On a different note, when I was pulling a tape for my driveshaft lengths I noticed that my front pinion was sticking way up in the air. I put an electric level on the face of the pinion and it read (sitting on dead level ground) 100 degrees -or 10 degrees above perpendicular to the ground. The face of the front output flange on the transfer case reads a perfect 90 - or dead perpendicular to the ground. Should I be concerned about how out of parallel the front flanges are? Should I try to correct with shims and try to get it closer to parallel with the transfer case? I'm assuming this was the result of installing the OME kit a few years ago. The steering has been a little squirrely (pulls all over the road, gets sucked into ruts, requires constant input), but I mostly attributed it to being the nature of the beast.
 
On a different note, when I was pulling a tape for my driveshaft lengths I noticed that my front pinion was sticking way up in the air. I put an electric level on the face of the pinion and it read (sitting on dead level ground) 100 degrees -or 10 degrees above perpendicular to the ground. The face of the front output flange on the transfer case reads a perfect 90 - or dead perpendicular to the ground. Should I be concerned about how out of parallel the front flanges are? Should I try to correct with shims and try to get it closer to parallel with the transfer case? I'm assuming this was the result of installing the OME kit a few years ago. The steering has been a little squirrely (pulls all over the road, gets sucked into ruts, requires constant input), but I mostly attributed it to being the nature of the beast.

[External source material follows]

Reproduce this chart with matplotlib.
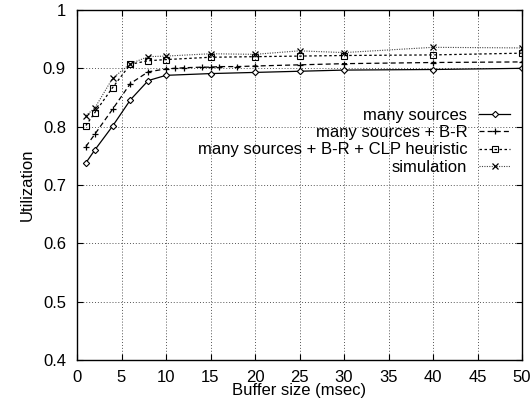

So it is the nature of the beast, and it's easy to correct. Get some steel Caster shims. After OME lift, 2 degrees down in my FJ62 makes it handle really well. In an FJ60, I might do 4 degrees. They are alleged to have less caster stock. But 2 degrees made a huge difference in my FJ62.

Regarding the flange angles, you will never correct that. Since the front is only engaged at relatively low speed, it doesn't matter. If you had the front engaged at 70 mph, it would matter a lot.